In Paris Kay, needing to support herself and her young daughter, became the ghostwriter for the Princess of Sarawak, who she had met in the South of France with Walsh and who wanted her memoirs published. Kay received 500 francs plus room and board, but Sharon (known as Bobby) was not allowed to stay.
Justifying her decision to take the job anyway, Kay said that “the most important thing for a woman was to have one’s own work, making independent one’s life, and that is what I want my daughter to know”.
These were strange years in Paris. Montparnasse was still very much the center of artistic activity, but the glitter of the early twenties had vanished along with a lot of the people who had supplied it. The writer and editor Robert McAlmon, whose fractious friendship was to become one of the most important in Kay’s life, told her that she had come to Paris several years too late.
However, Kay still managed to meet — and include among her friends — artists, editors, and writers such as Eugene and Maria Jolas, William L Shirer, Laurence Vail, Peggy Guggenheim, and Harry and Caresse Crosby.
After the Princess abandoned her memoirs, Kay joined a commune run by Raymond Duncan, working in his shop on the boulevard St Germain and placing Bobby with the other commune children at Neuilly.
The experiment was not a success. Bobby was unhappy, and Kay contracted cerebral meningitis (most probably, the doctor concluded, from the filthy outdoor toilet at the shop).
Kay broke with the commune at the end of 1928, when she affected an escape with the help of McAlmon, the Princess, and the Crosbys, and began an affair with Laurence Vail, whose marriage to Peggy Guggenheim was over. She and Laurence married in 1932.
Autobiographical writings
The 1930s were a productive decade for Kay. Her first book of short stories had been published by Black Sun in 1929 to rave reviews. William Carlos Williams said that Kay picked up where Emily Dickinson had left off, and Charles Henri Ford wrote that her stories “amaze and cut and make one cry because of their beauty.”
Robert McAlmon, however, was less complimentary, only half-joking that “come hell or high water, Kay had to romanticize every situation” and that her writing tended to descend into “Irish twilighty.” Kay, however, seemed immune to reviews, either good or bad, and simply kept writing, drawing her inspiration from her own life.
In the 1930s she published six novels, all of which were based on her experiences in Brittany, in the South of France, and in Paris: Plagued by the Nightingale (1931), Year Before Last (1932), Gentlemen, I Address You Privately (1933), My Next Bride (1934), Death of a Man (1936), and Monday Night (1938).
She also published four collections of short stories, one of which (The White Horses of Vienna) won the 1935 O. Henry Award, and two poetry collections.

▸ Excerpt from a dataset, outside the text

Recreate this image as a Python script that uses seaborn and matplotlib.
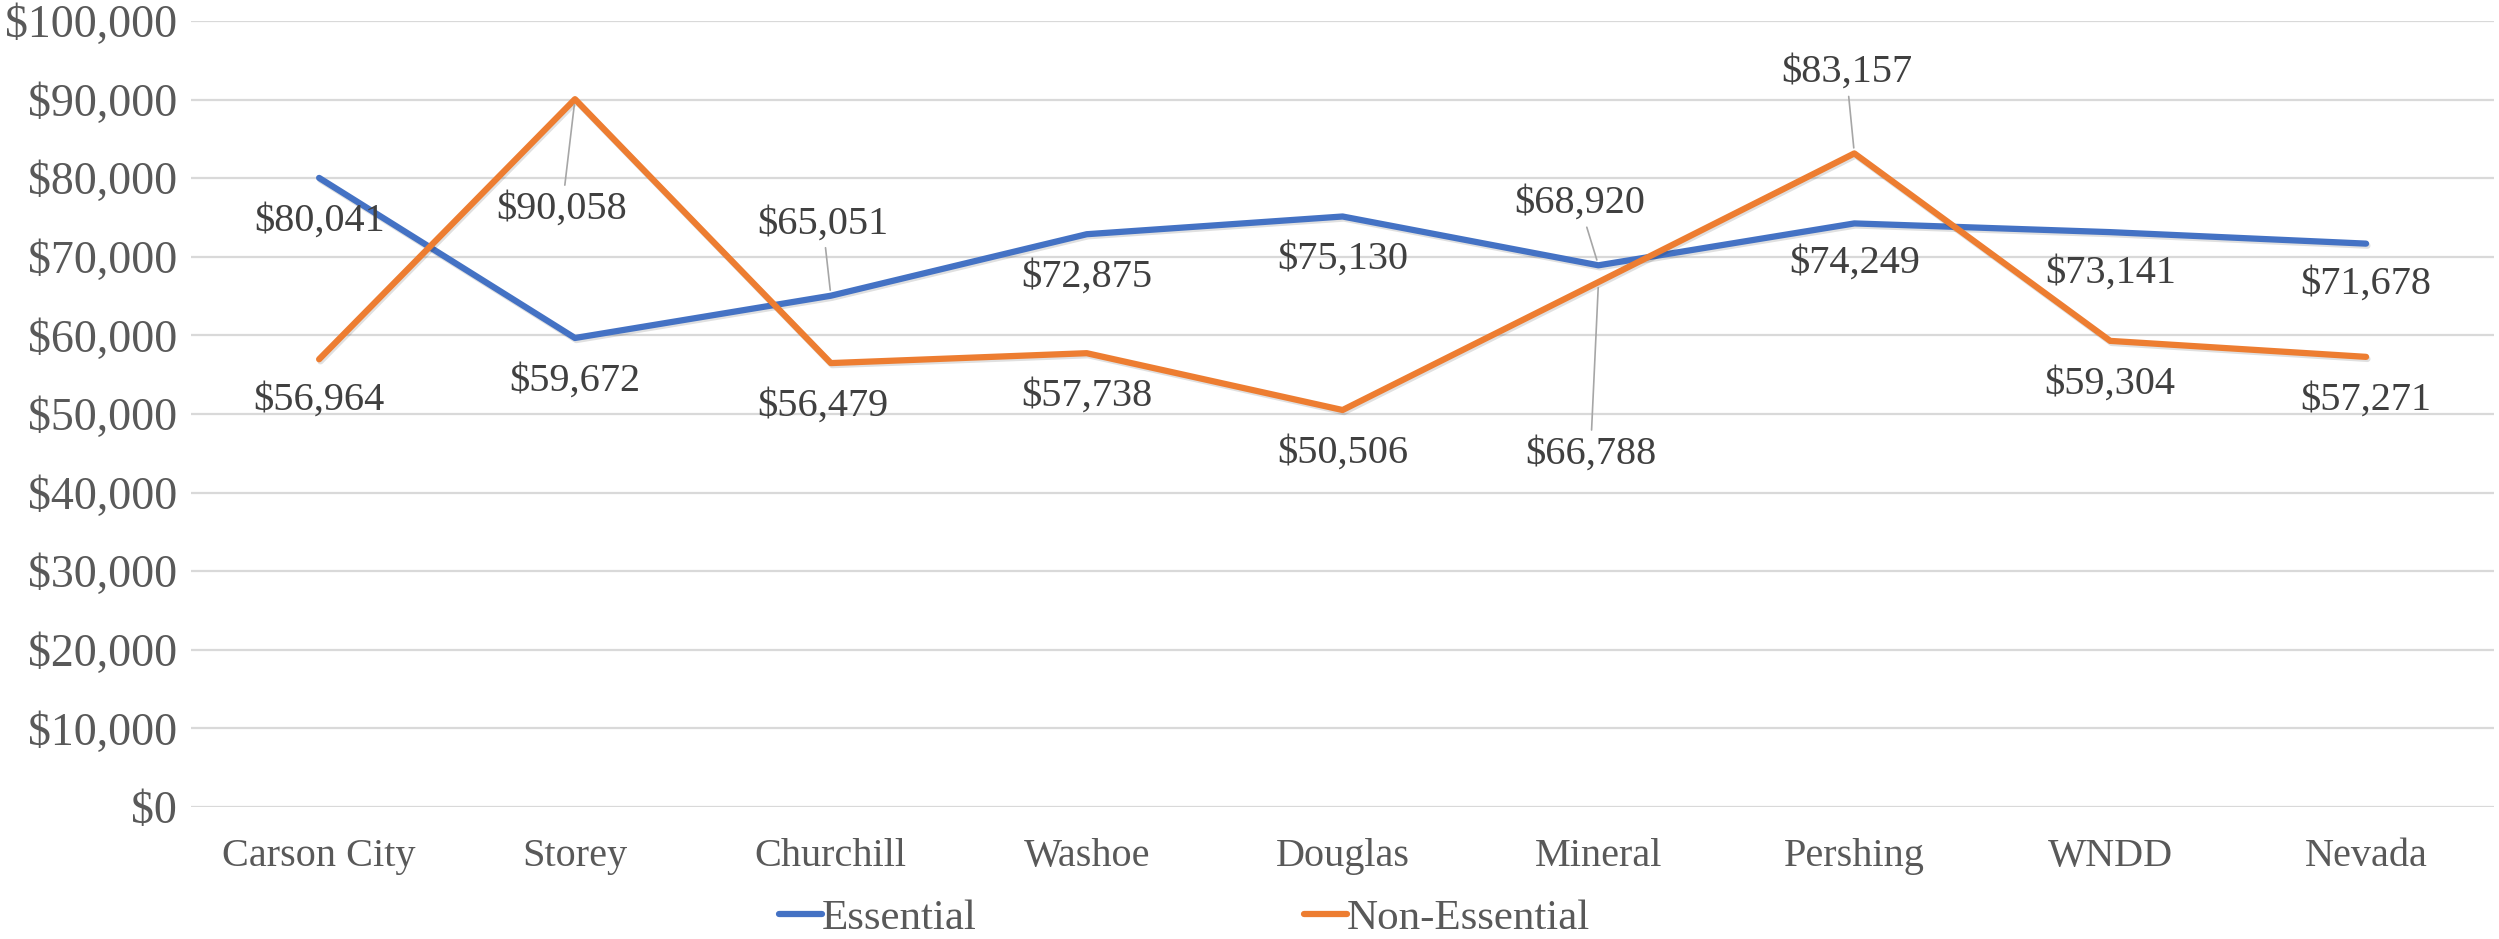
import numpy as np
import pandas as pd
import matplotlib
import matplotlib.pyplot as plt
import matplotlib.patheffects as pe
import seaborn as sns
from matplotlib.ticker import FuncFormatter

matplotlib.use('Agg')

counties = ['Carson City', 'Storey', 'Churchill', 'Washoe', 'Douglas',
            'Mineral', 'Pershing', 'WNDD', 'Nevada']
essential = [80041, 59672, 65051, 72875, 75130, 68920, 74249, 73141, 71678]
non_essential = [56964, 90058, 56479, 57738, 50506, 66788, 83157, 59304, 57271]
series_names = ['Essential', 'Non-Essential']

# label offsets in pixels (dx, dy), dy positive = up; leader line if True
ess_offsets = [(0, -43, False), (0, -43, False), (-8, 72, True), (0, -43, False),
               (0, -43, False), (-19, 62, True), (0, -40, False), (0, -41, False),
               (0, -41, False)]
non_offsets = [(0, -41, False), (-13, -110, True), (-8, -43, False), (0, -43, False),
               (0, -43, False), (-8, -172, True), (-8, 81, True), (0, -43, False),
               (0, -43, False)]

plt.rcParams['font.family'] = ['Liberation Serif', 'DejaVu Serif']

rows = []
for i in range(len(counties)):
    rows.append([counties[i], series_names[0], essential[i]])
for i in range(len(counties)):
    rows.append([counties[i], series_names[1], non_essential[i]])
df = pd.DataFrame(rows, columns=['County', 'Group', 'Wage'])

colors = {'Essential': '#4472C4', 'Non-Essential': '#ED7D31'}

fig = plt.figure(figsize=(24.99, 9.39), dpi=100)
ax = fig.add_axes([0.0765, 0.1406, 0.9215, 0.837])

shadow = [pe.SimpleLineShadow(offset=(1.0, -1.5), alpha=0.12, shadow_color='black'),
          pe.Normal()]
sns.lineplot(data=df, x='County', y='Wage', hue='Group', palette=colors,
             sort=False, linewidth=4.5, ax=ax, legend=False,
             path_effects=shadow, solid_capstyle='round', solid_joinstyle='round')

ax.set_ylim(0, 100000)
ax.set_xlim(-0.5, len(counties) - 0.5)
ax.set_yticks(np.arange(0, 100001, 10000))
ax.yaxis.set_major_formatter(FuncFormatter(lambda v, p: '${:,.0f}'.format(v)))
ax.grid(axis='y', color='#d9d9d9', linewidth=1.6)
ax.set_axisbelow(True)
for s in ax.spines.values():
    s.set_visible(False)
ax.tick_params(axis='y', length=0, pad=10, labelsize=33, labelcolor='#595959')
ax.tick_params(axis='x', length=0, pad=22, labelsize=29, labelcolor='#595959')
ax.set_xlabel('')
ax.set_ylabel('')

for vals, offs in [(essential, ess_offsets), (non_essential, non_offsets)]:
    for i, v in enumerate(vals):
        dx, dy, lead = offs[i]
        kw = {}
        if lead:
            kw['arrowprops'] = dict(arrowstyle='-', color='#a6a6a6', lw=1.2,
                                    shrinkA=2, shrinkB=4)
        ax.annotate('${:,.0f}'.format(v), xy=(i, v), xytext=(dx * 0.72, dy * 0.72),
                    textcoords='offset points', ha='center', va='center',
                    fontsize=29, color='#404040', **kw)

handles = [plt.Line2D([], [], color=colors[n], lw=4.5, solid_capstyle='round')
           for n in series_names]
fig.legend(handles, series_names, loc='center', bbox_to_anchor=(0.474, 0.022),
           ncol=2, frameon=False, fontsize=31, handlelength=1.0,
           handletextpad=0.0, columnspacing=7.6, labelcolor='#595959')

fig.savefig('out.png', dpi=100)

Ignoring warnings and criticism that she was writing too quickly and not developing her craft fully, she sat for long hours at her typewriter, often fictionalizing both the family and wider social dramas that played out around her.

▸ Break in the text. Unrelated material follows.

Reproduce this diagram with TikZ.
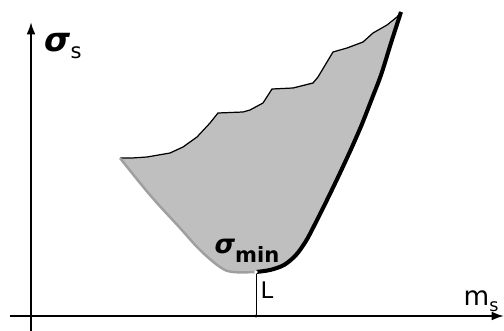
\documentclass[tikz,border=0pt]{standalone}
\usepackage{fontspec}
\setmainfont{DejaVu Sans}
\usetikzlibrary{positioning}
\usetikzlibrary{arrows.meta}

\begin{document}
\begin{tikzpicture}[x=0.02cm, y=-0.02cm]

\useasboundingbox (0,0) rectangle (504,331);

% axes
\coordinate (xstart) at (10,316);
\coordinate (xend) at (504,316);
\coordinate (ystart) at (31,331);
\coordinate (yend) at (31,22);

% point L and its foot on the axis
\coordinate (L) at (256,272);
\coordinate (Lfoot) at (256,316);
\coordinate (left) at (120,158);
\coordinate (top) at (401,12);

% region
\fill[gray!50] (left)
  -- (132,158) -- (147,157) -- (170,153) -- (183,147) -- (197,137) -- (210,123)
  -- (218,113) -- (243,112) -- (250,110) -- (263,103) -- (272,89) -- (293,88)
  -- (313,83) -- (318,77) -- (333,52) -- (347,48) -- (363,42) -- (373,33)
  -- (387,25) -- (397,17) -- (top)
  -- (391,43) -- (381,75) -- (371,101) -- (362,124) -- (352,147) -- (340,173)
  -- (327,200) -- (314,226) -- (306,241) -- (296,255) -- (284,265) -- (270,270) -- (L)
  -- (233,272) -- (220,267) -- (200,250) -- (180,228) -- (150,195) -- cycle;

%bord haut
\draw[line width=0.7pt] (left)
  -- (132,158) -- (147,157) -- (170,153) -- (183,147) -- (197,137) -- (210,123)
  -- (218,113) -- (243,112) -- (250,110) -- (263,103) -- (272,89) -- (293,88)
  -- (313,83) -- (318,77) -- (333,52) -- (347,48) -- (363,42) -- (373,33)
  -- (387,25) -- (397,17) -- (top);

%bord bas
\draw[line width=1.4pt, gray!75] plot[smooth, tension=0.6] coordinates {(L) (233,272) (220,267) (200,250) (180,228) (150,195) (left)};

%frontiere
\draw[line width=2.3pt] plot[smooth, tension=0.5] coordinates {(L) (270,270) (284,265) (296,255) (306,241) (314,226)
    (327,200) (340,173) (352,147) (362,124) (371,101) (381,75) (391,43) (top)};

% axes
\draw[line width=1.1pt, -{Latex[length=7pt, width=5pt]}] (xstart) -- (xend);
\draw[line width=1.1pt, -{Latex[length=7pt, width=5pt]}] (ystart) -- (yend);

% L
\draw[line width=0.5pt] (L) -- (Lfoot);
\fill (Lfoot) circle (1.7);
\fill[white] (L) circle (1.8);

% labels
\node[inner sep=0pt] (sigmaS) at (63,46) {\fontsize{19}{20}\selectfont\bfseries\itshape σ\raisebox{-0.35ex}{\normalfont\large s}};
\node[inner sep=0pt] (mS) at (481,301) {\fontsize{15}{16}\selectfont m\raisebox{-0.45ex}{\normalsize s}};
\node[inner sep=0pt, font=\fontsize{13}{14}\selectfont] (labelL) at (267,290) {L};
\node[inner sep=0pt] (sigmaMin) at (247,251) {\fontsize{15}{16}\selectfont\bfseries\itshape σ\raisebox{-0.6ex}{\upshape\large min}};

\end{tikzpicture}
\end{document}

To her children — Sharon, Apple-Joan (born 1929), Kathe (born 1924) and Clover (born 1939) as well as her stepchildren Sindbad and Pegeen (Laurence’s children by Peggy Guggenheim) — she was an untouchable queen, haughty and perfect, who very rarely played with them and who was always working.
To outsiders, she was the epitome of the modern woman, managing a successful career in tandem with a perfect family life.
She kept writing through her divorce from Laurence and subsequent marriage to Baron Joseph von Franckenstein, and the birth of two more children — Faith (1942) and Ian (1943). Her novels of this period were again criticized, either for their “sympathetic” portrayal of Nazis or for being “potboilers”, but a collection of her short stories, Defeat (1941) won her a second O.Henry award.
Return to America
After World War II, Kay and her family returned to America. This in itself was no easy feat. The fact that she had stayed in Europe during the war and married a German made her suspicious to the authorities, and it took Peggy Guggenheim’s money and influence to get Kay, Joseph, Laurence, and all the children safely to New York.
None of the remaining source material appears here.